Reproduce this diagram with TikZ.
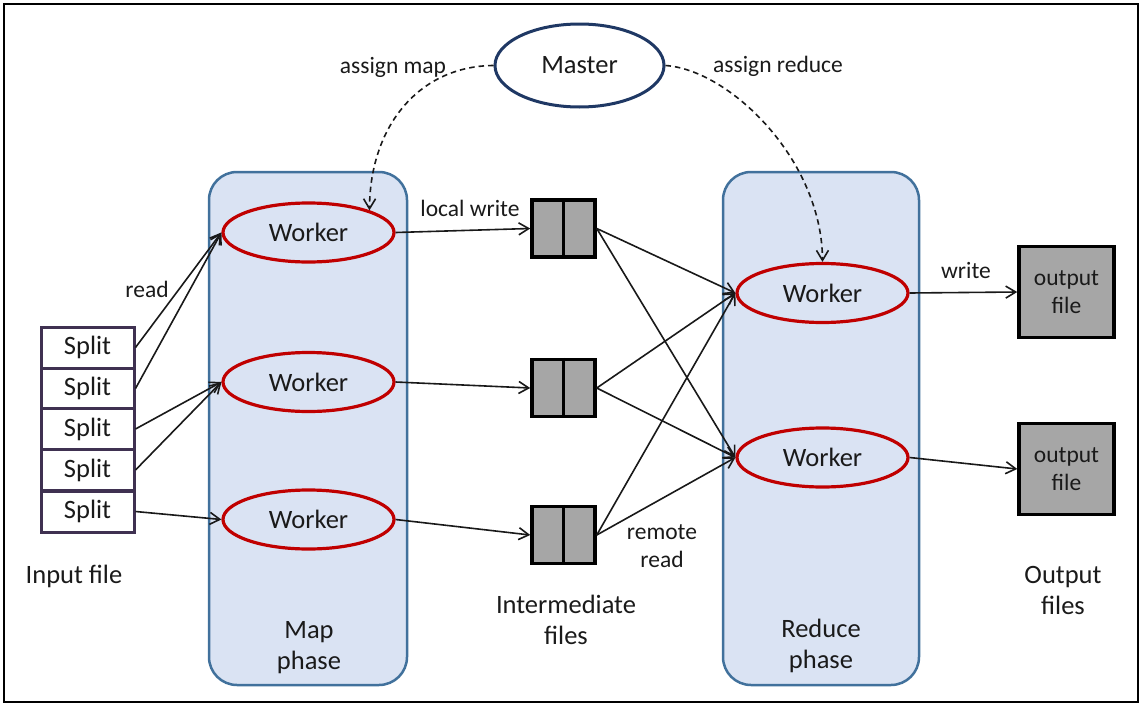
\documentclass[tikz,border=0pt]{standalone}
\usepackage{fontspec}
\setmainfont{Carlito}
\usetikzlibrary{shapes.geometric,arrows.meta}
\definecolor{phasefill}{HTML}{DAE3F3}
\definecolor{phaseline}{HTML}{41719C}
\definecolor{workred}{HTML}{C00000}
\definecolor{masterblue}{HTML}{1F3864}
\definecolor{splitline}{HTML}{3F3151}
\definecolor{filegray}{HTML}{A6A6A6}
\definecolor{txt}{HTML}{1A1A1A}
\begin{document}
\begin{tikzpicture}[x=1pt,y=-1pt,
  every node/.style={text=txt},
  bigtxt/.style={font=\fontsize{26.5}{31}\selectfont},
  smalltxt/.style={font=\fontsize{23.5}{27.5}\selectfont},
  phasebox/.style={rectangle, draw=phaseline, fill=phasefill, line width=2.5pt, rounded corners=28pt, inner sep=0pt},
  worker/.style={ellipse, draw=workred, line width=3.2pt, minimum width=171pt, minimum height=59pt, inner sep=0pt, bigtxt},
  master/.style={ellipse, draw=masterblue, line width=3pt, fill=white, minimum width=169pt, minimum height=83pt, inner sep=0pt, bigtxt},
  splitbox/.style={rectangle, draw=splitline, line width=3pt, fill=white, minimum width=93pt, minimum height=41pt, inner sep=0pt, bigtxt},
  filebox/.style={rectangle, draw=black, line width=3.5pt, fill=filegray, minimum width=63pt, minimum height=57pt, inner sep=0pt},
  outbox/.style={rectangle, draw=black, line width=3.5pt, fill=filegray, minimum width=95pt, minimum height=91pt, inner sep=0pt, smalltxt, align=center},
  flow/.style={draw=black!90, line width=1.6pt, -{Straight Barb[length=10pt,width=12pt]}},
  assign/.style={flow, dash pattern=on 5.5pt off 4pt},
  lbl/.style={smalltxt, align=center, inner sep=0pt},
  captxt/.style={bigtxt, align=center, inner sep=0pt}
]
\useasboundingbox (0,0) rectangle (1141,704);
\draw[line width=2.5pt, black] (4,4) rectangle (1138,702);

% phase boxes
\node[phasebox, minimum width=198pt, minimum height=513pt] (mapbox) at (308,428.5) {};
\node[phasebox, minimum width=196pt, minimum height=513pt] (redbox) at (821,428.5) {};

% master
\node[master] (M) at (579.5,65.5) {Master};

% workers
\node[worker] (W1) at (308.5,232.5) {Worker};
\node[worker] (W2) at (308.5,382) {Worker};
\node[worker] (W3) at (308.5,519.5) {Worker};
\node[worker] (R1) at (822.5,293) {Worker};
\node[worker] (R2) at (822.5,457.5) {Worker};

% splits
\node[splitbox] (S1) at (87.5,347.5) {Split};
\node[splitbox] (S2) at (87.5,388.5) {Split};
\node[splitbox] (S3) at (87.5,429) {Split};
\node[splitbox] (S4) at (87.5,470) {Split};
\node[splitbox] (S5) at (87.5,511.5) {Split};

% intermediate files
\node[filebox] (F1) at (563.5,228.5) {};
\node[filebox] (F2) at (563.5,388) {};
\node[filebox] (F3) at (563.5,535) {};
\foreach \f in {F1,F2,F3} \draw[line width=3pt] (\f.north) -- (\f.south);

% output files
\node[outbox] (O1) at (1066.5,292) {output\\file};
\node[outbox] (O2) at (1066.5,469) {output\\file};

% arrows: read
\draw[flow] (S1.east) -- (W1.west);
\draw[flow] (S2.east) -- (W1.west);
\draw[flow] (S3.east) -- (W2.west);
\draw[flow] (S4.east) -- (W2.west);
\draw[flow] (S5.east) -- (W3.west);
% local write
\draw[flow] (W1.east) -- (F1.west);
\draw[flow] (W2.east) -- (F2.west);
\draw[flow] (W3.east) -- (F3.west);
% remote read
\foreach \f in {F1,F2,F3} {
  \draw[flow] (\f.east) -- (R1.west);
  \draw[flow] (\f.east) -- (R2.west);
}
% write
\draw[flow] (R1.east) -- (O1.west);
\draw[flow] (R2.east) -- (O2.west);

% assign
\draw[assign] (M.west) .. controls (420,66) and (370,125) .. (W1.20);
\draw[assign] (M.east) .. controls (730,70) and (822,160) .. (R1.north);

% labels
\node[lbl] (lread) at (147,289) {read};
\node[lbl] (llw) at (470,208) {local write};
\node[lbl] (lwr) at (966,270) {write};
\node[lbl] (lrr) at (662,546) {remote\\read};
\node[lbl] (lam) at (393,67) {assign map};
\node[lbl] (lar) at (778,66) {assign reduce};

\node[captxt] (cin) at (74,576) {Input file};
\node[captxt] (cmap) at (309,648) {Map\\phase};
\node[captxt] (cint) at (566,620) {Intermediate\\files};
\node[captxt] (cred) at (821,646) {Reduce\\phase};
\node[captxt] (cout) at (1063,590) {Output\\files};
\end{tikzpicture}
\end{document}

...

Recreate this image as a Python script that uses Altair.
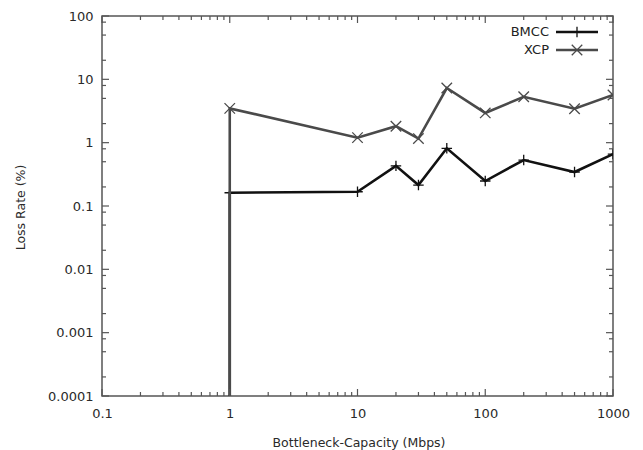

WORK TO DO
Repeat exactly the stretch of lines that opens with the line containing "Reproduce this diagram with TikZ." and closes with the line containing "(M) at (579.5,65.5)". Leave the pictures out, and add nothing.

RESULT BELOW
Reproduce this diagram with TikZ.
\documentclass[tikz,border=0pt]{standalone}
\usepackage{fontspec}
\setmainfont{Carlito}
\usetikzlibrary{shapes.geometric,arrows.meta}
\definecolor{phasefill}{HTML}{DAE3F3}
\definecolor{phaseline}{HTML}{41719C}
\definecolor{workred}{HTML}{C00000}
\definecolor{masterblue}{HTML}{1F3864}
\definecolor{splitline}{HTML}{3F3151}
\definecolor{filegray}{HTML}{A6A6A6}
\definecolor{txt}{HTML}{1A1A1A}
\begin{document}
\begin{tikzpicture}[x=1pt,y=-1pt,
  every node/.style={text=txt},
  bigtxt/.style={font=\fontsize{26.5}{31}\selectfont},
  smalltxt/.style={font=\fontsize{23.5}{27.5}\selectfont},
  phasebox/.style={rectangle, draw=phaseline, fill=phasefill, line width=2.5pt, rounded corners=28pt, inner sep=0pt},
  worker/.style={ellipse, draw=workred, line width=3.2pt, minimum width=171pt, minimum height=59pt, inner sep=0pt, bigtxt},
  master/.style={ellipse, draw=masterblue, line width=3pt, fill=white, minimum width=169pt, minimum height=83pt, inner sep=0pt, bigtxt},
  splitbox/.style={rectangle, draw=splitline, line width=3pt, fill=white, minimum width=93pt, minimum height=41pt, inner sep=0pt, bigtxt},
  filebox/.style={rectangle, draw=black, line width=3.5pt, fill=filegray, minimum width=63pt, minimum height=57pt, inner sep=0pt},
  outbox/.style={rectangle, draw=black, line width=3.5pt, fill=filegray, minimum width=95pt, minimum height=91pt, inner sep=0pt, smalltxt, align=center},
  flow/.style={draw=black!90, line width=1.6pt, -{Straight Barb[length=10pt,width=12pt]}},
  assign/.style={flow, dash pattern=on 5.5pt off 4pt},
  lbl/.style={smalltxt, align=center, inner sep=0pt},
  captxt/.style={bigtxt, align=center, inner sep=0pt}
]
\useasboundingbox (0,0) rectangle (1141,704);
\draw[line width=2.5pt, black] (4,4) rectangle (1138,702);

% phase boxes
\node[phasebox, minimum width=198pt, minimum height=513pt] (mapbox) at (308,428.5) {};
\node[phasebox, minimum width=196pt, minimum height=513pt] (redbox) at (821,428.5) {};

% master
\node[master] (M) at (579.5,65.5) {Master};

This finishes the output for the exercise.